The request:
Can you print the data exactly and leave out each image?

Dataset excerpt:
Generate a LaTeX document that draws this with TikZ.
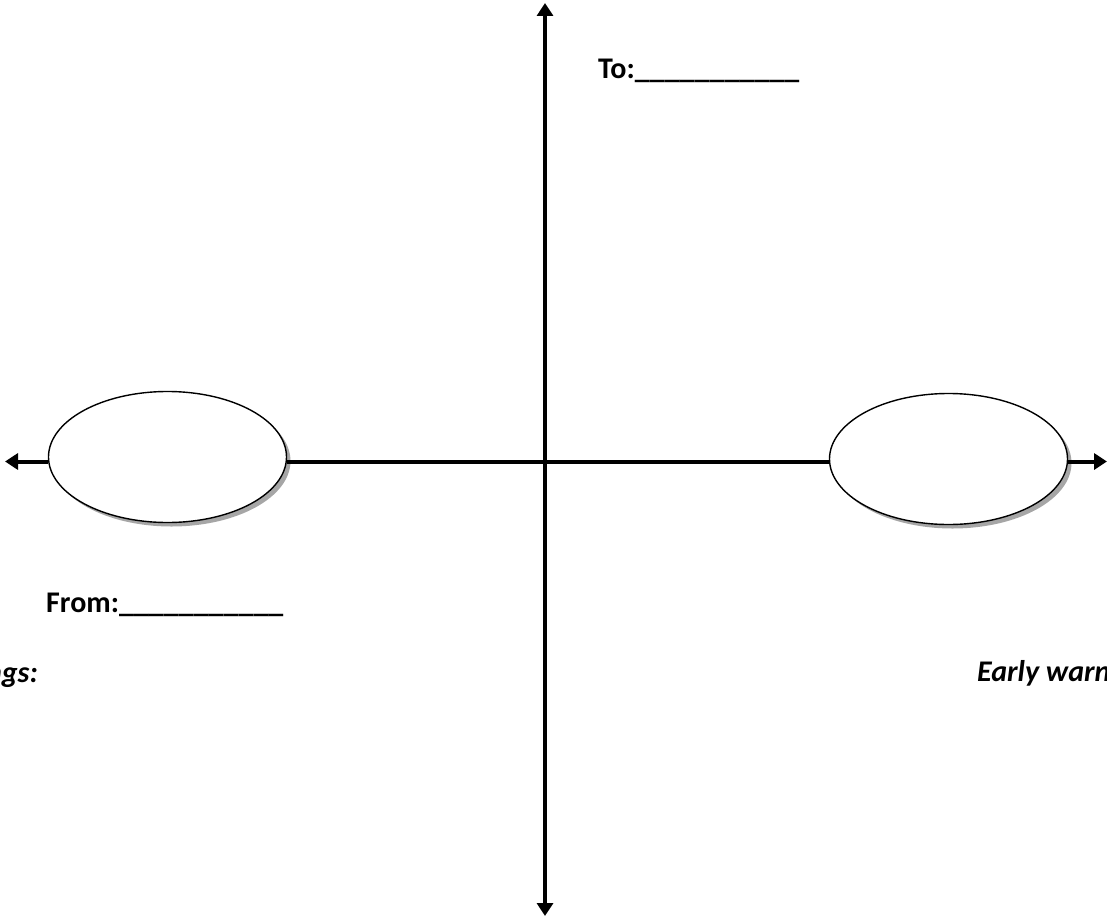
\documentclass[tikz,border=0pt]{standalone}
\usepackage{fontspec}
\setmainfont{Carlito}
\usetikzlibrary{shapes.geometric,shadows,arrows.meta}
\begin{document}
\begin{tikzpicture}[x=1pt,y=-1pt,
  axis/.style={line width=4pt,-{Triangle[length=13pt,width=16pt]}},
  axis2/.style={line width=4pt,{Triangle[length=13pt,width=16pt]}-{Triangle[length=13pt,width=16pt]}},
  oval/.style={ellipse,draw=black,line width=1.4pt,fill=white,inner sep=0pt,
    minimum width=238pt,minimum height=131pt,
    drop shadow={shadow xshift=4pt,shadow yshift=-4pt,fill=black!35,opacity=1}},
  lbl/.style={font=\fontsize{30}{34}\selectfont\bfseries,inner sep=0pt},
  ilbl/.style={font=\fontsize{30}{34}\selectfont\bfseries\itshape,inner sep=0pt}]
\useasboundingbox[fill=white] (0,0) rectangle (1107,920);
% axes end points
\coordinate (top) at (545,3);
\coordinate (bot) at (545,916);
\coordinate (lt) at (5,461.5);
\coordinate (rt) at (1107,461.5);
\coordinate (O) at (545,461.5);
% vertical axis
\draw[axis2] (bot) -- (top);
% ovals
\node[oval] (L) at (167.5,457) {};
\node[oval] (R) at (948.5,459) {};
% horizontal axis
\draw[axis] (L.west |- O) -- (lt);
\draw[line width=4pt] (L.east |- O) -- (R.west |- O);
\draw[axis] (R.east |- O) -- (rt);
% labels
\node[lbl,anchor=base west] (to) at (598,79) {To:\_\_\_\_\_\_\_\_\_\_\_};
\node[lbl,anchor=base west] (from) at (46,612) {From:\_\_\_\_\_\_\_\_\_\_\_};
\node[ilbl,anchor=base east] (ngs) at (38,682) {ngs:};
\node[ilbl,anchor=base west] (early) at (977,681) {Early warn};
\end{tikzpicture}
\end{document}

Complete response:
Generate a LaTeX document that draws this with TikZ.
\documentclass[tikz,border=0pt]{standalone}
\usepackage{fontspec}
\setmainfont{Carlito}
\usetikzlibrary{shapes.geometric,shadows,arrows.meta}
\begin{document}
\begin{tikzpicture}[x=1pt,y=-1pt,
  axis/.style={line width=4pt,-{Triangle[length=13pt,width=16pt]}},
  axis2/.style={line width=4pt,{Triangle[length=13pt,width=16pt]}-{Triangle[length=13pt,width=16pt]}},
  oval/.style={ellipse,draw=black,line width=1.4pt,fill=white,inner sep=0pt,
    minimum width=238pt,minimum height=131pt,
    drop shadow={shadow xshift=4pt,shadow yshift=-4pt,fill=black!35,opacity=1}},
  lbl/.style={font=\fontsize{30}{34}\selectfont\bfseries,inner sep=0pt},
  ilbl/.style={font=\fontsize{30}{34}\selectfont\bfseries\itshape,inner sep=0pt}]
\useasboundingbox[fill=white] (0,0) rectangle (1107,920);
% axes end points
\coordinate (top) at (545,3);
\coordinate (bot) at (545,916);
\coordinate (lt) at (5,461.5);
\coordinate (rt) at (1107,461.5);
\coordinate (O) at (545,461.5);
% vertical axis
\draw[axis2] (bot) -- (top);
% ovals
\node[oval] (L) at (167.5,457) {};
\node[oval] (R) at (948.5,459) {};
% horizontal axis
\draw[axis] (L.west |- O) -- (lt);
\draw[line width=4pt] (L.east |- O) -- (R.west |- O);
\draw[axis] (R.east |- O) -- (rt);
% labels
\node[lbl,anchor=base west] (to) at (598,79) {To:\_\_\_\_\_\_\_\_\_\_\_};
\node[lbl,anchor=base west] (from) at (46,612) {From:\_\_\_\_\_\_\_\_\_\_\_};
\node[ilbl,anchor=base east] (ngs) at (38,682) {ngs:};
\node[ilbl,anchor=base west] (early) at (977,681) {Early warn};
\end{tikzpicture}
\end{document}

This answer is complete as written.